Source data
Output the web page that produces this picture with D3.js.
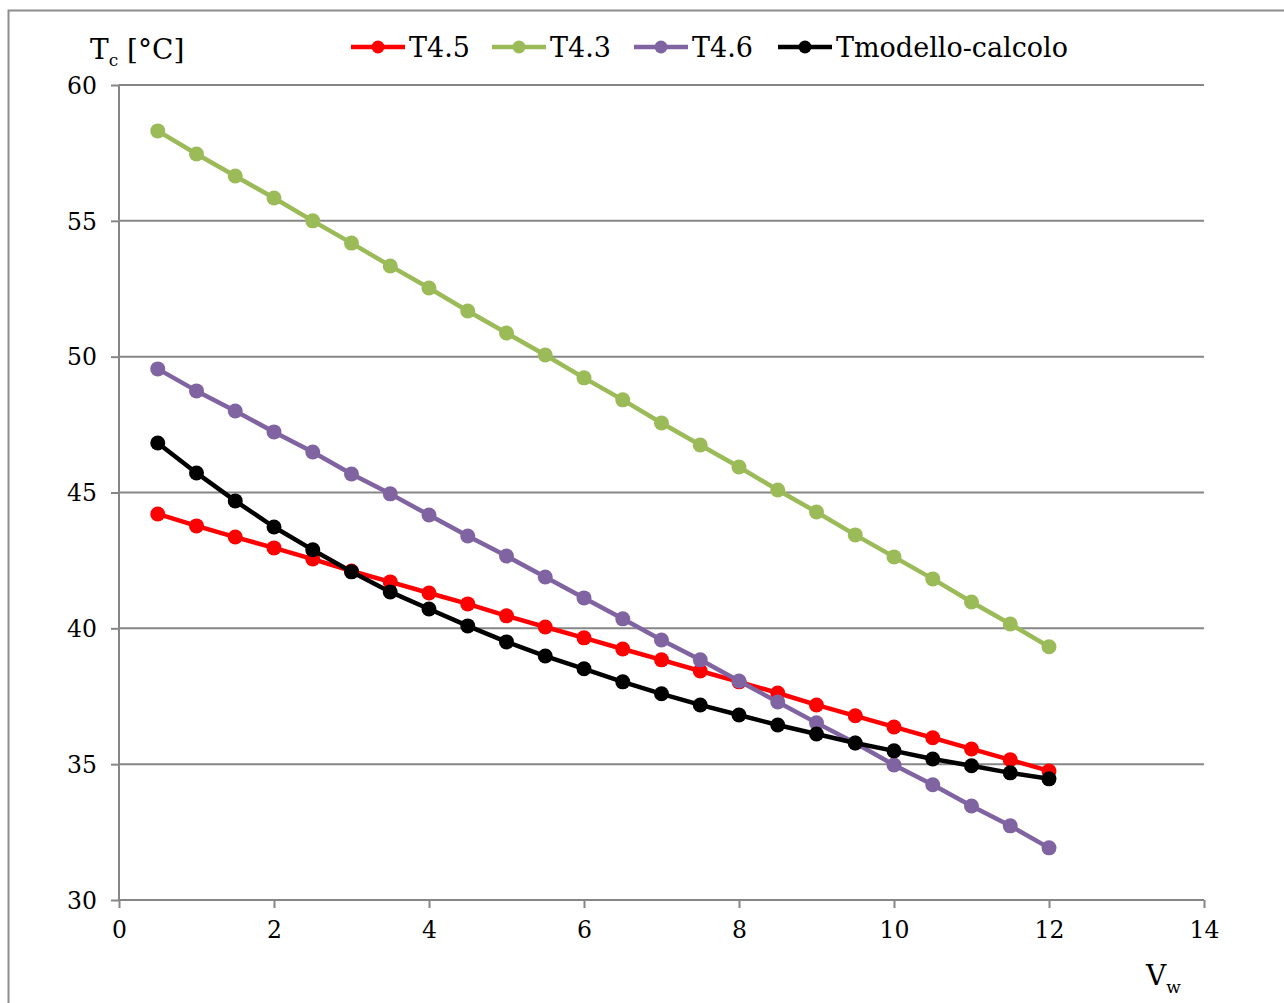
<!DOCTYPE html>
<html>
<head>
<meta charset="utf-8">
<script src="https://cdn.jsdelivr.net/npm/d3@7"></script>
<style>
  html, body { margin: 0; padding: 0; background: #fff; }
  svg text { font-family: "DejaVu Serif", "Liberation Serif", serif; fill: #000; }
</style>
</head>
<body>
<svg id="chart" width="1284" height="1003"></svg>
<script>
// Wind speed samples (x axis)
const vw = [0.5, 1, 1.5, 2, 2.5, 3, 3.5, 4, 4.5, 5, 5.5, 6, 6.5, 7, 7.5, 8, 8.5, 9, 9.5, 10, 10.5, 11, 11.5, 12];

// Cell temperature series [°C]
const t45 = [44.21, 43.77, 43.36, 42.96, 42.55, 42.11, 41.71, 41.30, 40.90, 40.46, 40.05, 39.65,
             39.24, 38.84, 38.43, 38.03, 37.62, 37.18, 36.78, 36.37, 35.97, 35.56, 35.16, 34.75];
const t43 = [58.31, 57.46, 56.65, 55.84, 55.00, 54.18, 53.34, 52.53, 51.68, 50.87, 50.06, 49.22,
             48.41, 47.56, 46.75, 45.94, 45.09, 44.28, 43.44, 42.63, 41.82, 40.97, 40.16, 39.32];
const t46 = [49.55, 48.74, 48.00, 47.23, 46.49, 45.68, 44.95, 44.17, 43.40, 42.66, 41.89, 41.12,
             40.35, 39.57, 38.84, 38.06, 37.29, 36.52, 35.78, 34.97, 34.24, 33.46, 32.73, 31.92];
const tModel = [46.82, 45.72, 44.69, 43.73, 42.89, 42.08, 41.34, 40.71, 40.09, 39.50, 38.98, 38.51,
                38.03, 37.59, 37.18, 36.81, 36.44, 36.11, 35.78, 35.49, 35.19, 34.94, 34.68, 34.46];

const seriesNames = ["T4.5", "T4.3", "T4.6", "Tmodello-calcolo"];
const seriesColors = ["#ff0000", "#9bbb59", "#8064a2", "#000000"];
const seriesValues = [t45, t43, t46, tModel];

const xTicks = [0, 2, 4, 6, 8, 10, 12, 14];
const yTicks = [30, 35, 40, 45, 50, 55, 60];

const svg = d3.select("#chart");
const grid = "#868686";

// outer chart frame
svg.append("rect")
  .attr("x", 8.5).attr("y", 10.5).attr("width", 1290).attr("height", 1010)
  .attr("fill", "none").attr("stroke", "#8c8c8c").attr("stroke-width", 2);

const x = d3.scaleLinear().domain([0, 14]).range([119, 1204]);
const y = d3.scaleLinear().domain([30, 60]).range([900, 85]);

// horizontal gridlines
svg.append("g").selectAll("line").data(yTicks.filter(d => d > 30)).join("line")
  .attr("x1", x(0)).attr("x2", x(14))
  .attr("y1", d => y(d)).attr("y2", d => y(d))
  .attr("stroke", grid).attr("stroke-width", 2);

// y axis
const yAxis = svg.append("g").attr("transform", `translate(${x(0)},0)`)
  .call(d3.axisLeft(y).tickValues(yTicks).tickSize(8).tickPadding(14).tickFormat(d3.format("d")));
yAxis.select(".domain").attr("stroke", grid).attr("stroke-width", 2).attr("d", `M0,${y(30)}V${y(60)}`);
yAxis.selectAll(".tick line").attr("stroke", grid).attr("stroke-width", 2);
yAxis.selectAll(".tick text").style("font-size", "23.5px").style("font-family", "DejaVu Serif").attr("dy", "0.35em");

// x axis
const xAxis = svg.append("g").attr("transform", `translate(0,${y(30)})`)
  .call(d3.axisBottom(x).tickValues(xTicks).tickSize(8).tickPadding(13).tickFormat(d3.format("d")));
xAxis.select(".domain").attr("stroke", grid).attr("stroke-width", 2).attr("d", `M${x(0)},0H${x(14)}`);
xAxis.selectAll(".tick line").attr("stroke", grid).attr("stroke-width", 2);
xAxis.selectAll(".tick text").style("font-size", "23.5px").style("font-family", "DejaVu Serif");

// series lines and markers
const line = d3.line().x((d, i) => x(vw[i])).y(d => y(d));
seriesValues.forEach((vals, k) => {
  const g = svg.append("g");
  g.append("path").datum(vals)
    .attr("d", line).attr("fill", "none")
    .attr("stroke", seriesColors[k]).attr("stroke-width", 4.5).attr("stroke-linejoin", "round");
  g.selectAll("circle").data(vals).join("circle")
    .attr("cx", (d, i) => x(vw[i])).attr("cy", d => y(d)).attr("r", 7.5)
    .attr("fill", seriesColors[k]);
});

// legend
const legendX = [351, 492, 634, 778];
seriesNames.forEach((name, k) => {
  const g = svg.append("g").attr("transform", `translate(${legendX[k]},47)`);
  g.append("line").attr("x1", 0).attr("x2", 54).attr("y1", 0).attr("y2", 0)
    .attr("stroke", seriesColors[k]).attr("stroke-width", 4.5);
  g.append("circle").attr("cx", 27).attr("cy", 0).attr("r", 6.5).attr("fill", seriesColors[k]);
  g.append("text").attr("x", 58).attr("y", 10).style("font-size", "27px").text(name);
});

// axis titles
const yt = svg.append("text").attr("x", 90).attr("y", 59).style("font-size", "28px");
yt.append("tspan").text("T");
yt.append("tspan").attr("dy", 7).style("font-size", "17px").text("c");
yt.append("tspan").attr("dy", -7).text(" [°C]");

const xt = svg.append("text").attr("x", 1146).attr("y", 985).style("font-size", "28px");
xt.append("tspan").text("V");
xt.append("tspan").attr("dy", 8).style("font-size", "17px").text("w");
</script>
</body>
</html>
---
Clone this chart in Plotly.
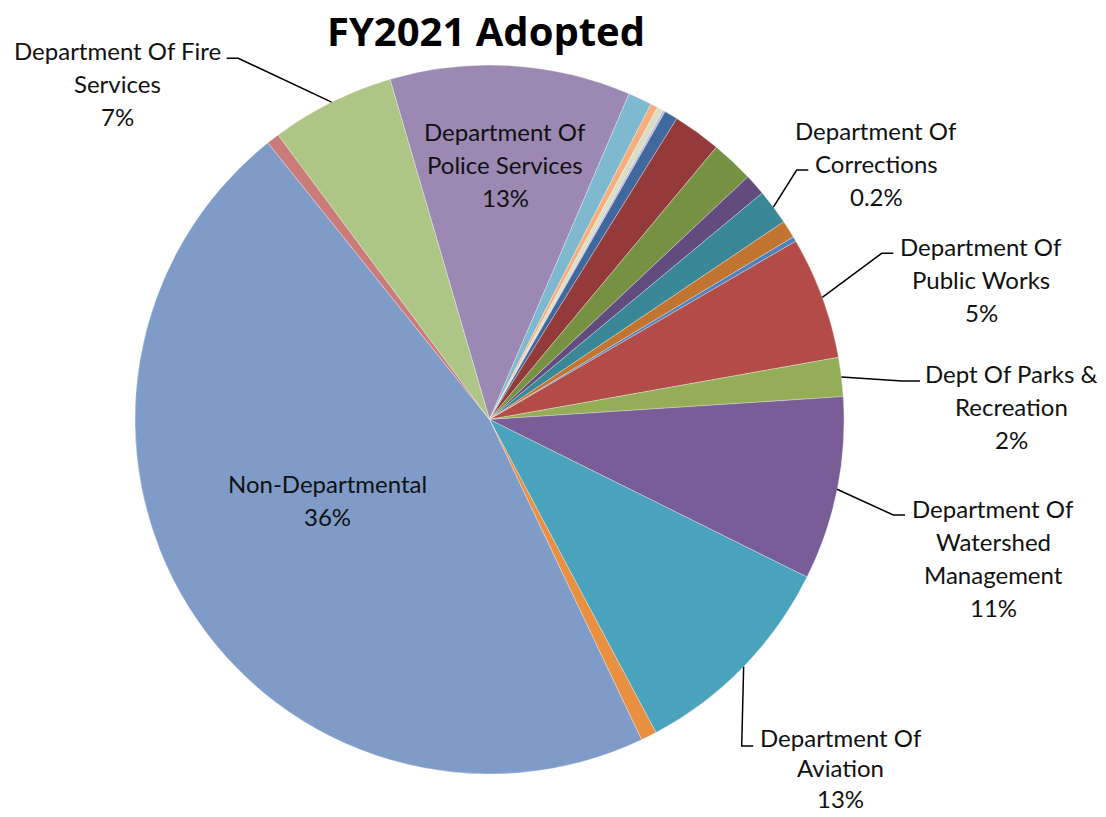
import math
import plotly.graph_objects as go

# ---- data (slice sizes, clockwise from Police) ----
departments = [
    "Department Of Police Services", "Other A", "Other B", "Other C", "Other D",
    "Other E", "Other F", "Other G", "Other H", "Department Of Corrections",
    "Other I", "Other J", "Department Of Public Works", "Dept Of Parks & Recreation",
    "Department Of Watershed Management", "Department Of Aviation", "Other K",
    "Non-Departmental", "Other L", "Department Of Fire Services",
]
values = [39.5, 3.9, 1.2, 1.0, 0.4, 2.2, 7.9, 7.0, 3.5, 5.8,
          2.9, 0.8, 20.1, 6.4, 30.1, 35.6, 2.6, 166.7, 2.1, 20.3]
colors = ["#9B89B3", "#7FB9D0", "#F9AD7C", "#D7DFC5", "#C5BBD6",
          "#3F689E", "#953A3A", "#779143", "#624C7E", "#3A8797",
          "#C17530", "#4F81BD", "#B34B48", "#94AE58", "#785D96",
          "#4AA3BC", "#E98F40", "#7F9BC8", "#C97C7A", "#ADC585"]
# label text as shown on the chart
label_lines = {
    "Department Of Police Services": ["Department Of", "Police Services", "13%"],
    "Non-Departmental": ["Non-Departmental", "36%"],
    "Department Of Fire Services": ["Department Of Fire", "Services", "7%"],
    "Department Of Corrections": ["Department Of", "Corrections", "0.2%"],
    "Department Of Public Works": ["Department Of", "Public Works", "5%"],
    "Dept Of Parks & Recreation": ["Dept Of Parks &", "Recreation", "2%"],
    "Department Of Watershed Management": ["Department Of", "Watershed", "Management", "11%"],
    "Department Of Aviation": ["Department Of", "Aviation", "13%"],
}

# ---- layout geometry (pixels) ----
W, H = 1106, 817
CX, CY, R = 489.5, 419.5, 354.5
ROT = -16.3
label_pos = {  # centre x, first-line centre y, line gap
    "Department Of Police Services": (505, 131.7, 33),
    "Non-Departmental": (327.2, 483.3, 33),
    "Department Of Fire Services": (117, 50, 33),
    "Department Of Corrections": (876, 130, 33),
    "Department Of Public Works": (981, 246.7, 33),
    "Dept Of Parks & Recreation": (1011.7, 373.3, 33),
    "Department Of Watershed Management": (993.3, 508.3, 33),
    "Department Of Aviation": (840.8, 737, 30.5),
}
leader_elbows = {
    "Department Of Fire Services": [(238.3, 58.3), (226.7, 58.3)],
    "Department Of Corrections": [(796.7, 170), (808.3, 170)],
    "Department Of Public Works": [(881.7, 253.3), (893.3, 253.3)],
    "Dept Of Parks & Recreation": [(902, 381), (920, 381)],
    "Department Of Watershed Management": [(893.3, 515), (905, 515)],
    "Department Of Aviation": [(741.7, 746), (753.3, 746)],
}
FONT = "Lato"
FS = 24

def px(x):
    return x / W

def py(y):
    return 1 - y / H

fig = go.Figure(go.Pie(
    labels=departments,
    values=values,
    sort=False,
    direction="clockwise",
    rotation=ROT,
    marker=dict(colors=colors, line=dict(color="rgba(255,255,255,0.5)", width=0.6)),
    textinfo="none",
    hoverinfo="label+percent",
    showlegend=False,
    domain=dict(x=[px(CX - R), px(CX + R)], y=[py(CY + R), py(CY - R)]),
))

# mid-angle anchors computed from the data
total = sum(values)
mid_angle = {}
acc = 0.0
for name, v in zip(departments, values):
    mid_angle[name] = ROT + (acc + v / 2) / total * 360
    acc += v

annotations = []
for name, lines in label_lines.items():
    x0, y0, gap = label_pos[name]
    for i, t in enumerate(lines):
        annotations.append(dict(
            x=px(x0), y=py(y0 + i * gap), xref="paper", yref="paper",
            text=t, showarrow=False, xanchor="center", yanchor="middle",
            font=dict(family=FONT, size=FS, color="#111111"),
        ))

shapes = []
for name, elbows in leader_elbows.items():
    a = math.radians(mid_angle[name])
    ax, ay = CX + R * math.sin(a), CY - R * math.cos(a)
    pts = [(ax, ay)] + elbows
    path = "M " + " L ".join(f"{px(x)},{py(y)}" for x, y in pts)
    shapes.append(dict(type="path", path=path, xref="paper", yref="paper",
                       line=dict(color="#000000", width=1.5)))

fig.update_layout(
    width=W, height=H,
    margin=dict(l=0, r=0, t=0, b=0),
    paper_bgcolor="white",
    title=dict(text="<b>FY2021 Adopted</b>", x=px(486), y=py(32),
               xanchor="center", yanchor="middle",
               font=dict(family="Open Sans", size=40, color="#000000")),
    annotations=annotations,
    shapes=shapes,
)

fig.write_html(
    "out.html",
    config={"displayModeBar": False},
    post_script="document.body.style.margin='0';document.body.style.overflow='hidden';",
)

- SET EXERCISE
Both the line containing "Output the web" and the line containing "11, 11.5, 12];" belong in the copy, along with every line between them. Reproduce that stretch exactly, without the pictures.

- ANSWER FOR THIS EXERCISE
Output the web page that produces this picture with D3.js.
<!DOCTYPE html>
<html>
<head>
<meta charset="utf-8">
<script src="https://cdn.jsdelivr.net/npm/d3@7"></script>
<style>
  html, body { margin: 0; padding: 0; background: #fff; }
  svg text { font-family: "DejaVu Serif", "Liberation Serif", serif; fill: #000; }
</style>
</head>
<body>
<svg id="chart" width="1284" height="1003"></svg>
<script>
// Wind speed samples (x axis)
const vw = [0.5, 1, 1.5, 2, 2.5, 3, 3.5, 4, 4.5, 5, 5.5, 6, 6.5, 7, 7.5, 8, 8.5, 9, 9.5, 10, 10.5, 11, 11.5, 12];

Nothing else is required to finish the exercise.